Let me summarize: you have 3 problem areas you want to optimize:
   1) build time of the compiler,
   2) build time of your application project,
   3) run time of your application project.


Not sure if you can use your own project as training data while building the 
compiler, but I would suggest the following:

1) Build the new compiler

   - by disabling debugging info (-g0 -DNDEBUG) in all *FLAGS, ie.
       CFLAGS
       CPPFLAGS
       CXXFLAGS
       CFLAGS_FOR_BUILD
       CPPFLAGS_FOR_BUILD
       CXXFLAGS_FOR_BUILD
       CFLAGS_FOR_TARGET
       CPPFLAGS_FOR_TARGET
       CXXFLAGS_FOR_TARGET

   - with -pipe and additional options for optimizations, like
       -Ofast
       -DCLS=$(getconf LEVEL1_DCACHE_LINESIZE)
       -fpic
       -floop-nest-optimize
       --param simultaneous-prefetches=16
       -fprefetch-loop-arrays
       -msse4.2
       -mrecip=all
       -funroll-loops
       -fdelete-null-pointer-checks
       --param prefetch-latency=32
       -ffast-math
       -ftree-vectorize
       -funsafe-math-optimizations
   (where applicable for your CPU & OS; if your OS is Linux see cat 
/proc/cpuinfo for supported CPU features)
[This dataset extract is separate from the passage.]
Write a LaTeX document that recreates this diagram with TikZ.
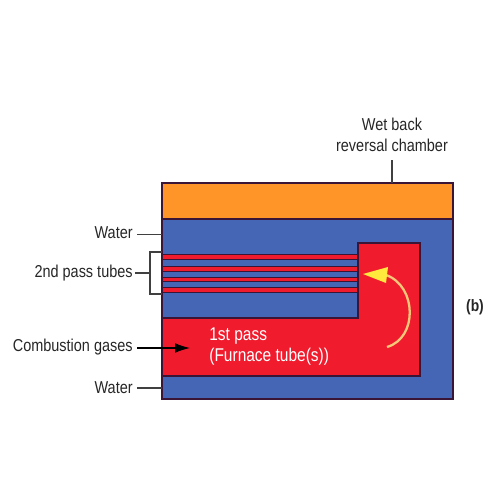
\documentclass[tikz,border=0pt]{standalone}
\usepackage{fontspec}
\setmainfont[FakeStretch=0.84]{Liberation Sans}
\usetikzlibrary{arrows.meta}
\definecolor{chamberorange}{HTML}{FF9428}
\definecolor{waterblue}{HTML}{4565B5}
\definecolor{gasred}{HTML}{F01C2E}
\definecolor{edgedark}{HTML}{3A1535}
\definecolor{flowyellow}{HTML}{FFE93C}
\definecolor{flowpale}{HTML}{F8C878}
\tikzset{
    partline/.style={draw=edgedark, line width=0.6pt},
    tubeline/.style={draw=edgedark, line width=0.45pt},
    leader/.style={draw=black!75, line width=0.6pt},
    caption/.style={font=\fontsize{9.8}{12}\selectfont, text=black!85, inner sep=0pt},
}
\begin{document}
\begin{tikzpicture}[x=0.02cm, y=-0.02cm]
    \useasboundingbox (0,0) rectangle (500,500);

    % Shell
    \fill[waterblue] (162,183) rectangle (453,399);
    \draw[partline, fill=chamberorange] (162,183) rectangle (453,219);

    % Furnace tube and chamber
    \draw[partline, fill=gasred] (162,318) -- (358,318) -- (358,243) -- (420,243) -- (420,376) -- (162,376);

    % Tubes
    \fill[gasred] (162,254) rectangle (358,292);
    \foreach \ytop/\ybot in {259/266, 271/277, 281/287}
        \draw[tubeline, fill=waterblue] (162,\ytop) -- (358,\ytop) -- (358,\ybot) -- (162,\ybot);
    \draw[tubeline] (162,254) -- (358,254);
    \draw[tubeline] (162,292) -- (358,292);
    \draw[partline] (358,254) -- (358,318);

    % Outline
    \draw[edgedark, line width=0.85pt] (162,183) rectangle (453,399);

    % Flow arrow
    \coordinate (flowstart) at (387,347);
    \coordinate (flowend) at (386,275);
    \draw[flowpale, line width=1.3pt] (flowstart) .. controls (418,338) and (417,286) .. (flowend);
    \fill[flowyellow] (363,274) -- (388,267) -- (386,283) -- cycle;

    % Labels
    \node[caption, align=center] (chamberlabel) at (392,134.5) {Wet back\\reversal chamber};
    \node[caption, anchor=east] (waterup) at (133,233) {Water};
    \node[caption, anchor=east] (tubeslabel) at (133,273) {2nd pass tubes};
    \node[caption, anchor=east] (gaseslabel) at (133,347) {Combustion gases};
    \node[caption, anchor=east] (waterdown) at (133,388) {Water};
    \node[caption, font=\fontsize{10.5}{12}\selectfont, text=white, align=left, anchor=west] (passlabel) at (209,346.5) {1st pass\\(Furnace tube(s))};
    \node[caption, font=\fontsize{9.4}{12}\selectfont\bfseries] (partlabel) at (475,307) {(b)};

    % Leaders
    \coordinate (chambertop) at (392,183);
    \coordinate (waterupend) at (162,234.5);
    \coordinate (tubesjoin) at (150,273);
    \coordinate (gasesend) at (190,348);
    \coordinate (waterdownend) at (162,388);
    \draw[leader] (392,160) -- (chambertop);
    \draw[leader] (137,234.5) -- (waterupend);
    \draw[leader] (135,273) -- (tubesjoin);
    \draw[leader] (162,252) -- (150,252) -- (150,294) -- (162,294);
    \draw[leader, draw=black, -{Latex[length=8.5pt, width=5.5pt]}] (137,348) -- (gasesend);
    \draw[leader] (137,388) -- (waterdownend);
\end{tikzpicture}
\end{document}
   - with --disable-bootstrap as then the build goes much faster (12 minutes 
vs. 111 minutes here)

   - use make -j, or in a script use twice the number of CPU cores for # of 
parallel make jobs, ie.:
     nThr=$(getconf _NPROCESSORS_ONLN) ; nThr=$(( $nThr * 2 )) ; make -j $nThr


2) Repeat step 1 by now building the new compiler by itself :-) instead of by 
the (old) system compiler that was used in step 1, by setting the following
   vars pointing to the new compiler:
../gcc_trunk/configure -v \
     ...
     CC="$my_CC" \
     GCC="$my_GCC" \
     CXX="$my_CXX" \
     \
     CC_FOR_BUILD="$my_CC_FOR_BUILD" \
     GCC_FOR_BUILD="$my_GCC_FOR_BUILD" \
     CXX_FOR_BUILD="$my_CXX_FOR_BUILD" \
     \
     CC_FOR_TARGET="$my_CC_FOR_TARGET" \
     GCC_FOR_TARGET="$my_GCC_FOR_TARGET" \
     CXX_FOR_TARGET="$my_CXX_FOR_TARGET" \
     \
     ...


That way, after generating a fast compiler you can then optimize
your own project. Possibly you can use most of the above options,
and as you mentioned also PGO (I've no experience yet with that,
but it sounds very promising), and also using the precompiled headers
feature (but this requires a careful reorganisation of the #include statements 
in the source files; best is to put them all into an own pch.hpp file and 
include that as the very first statement in the source file ...).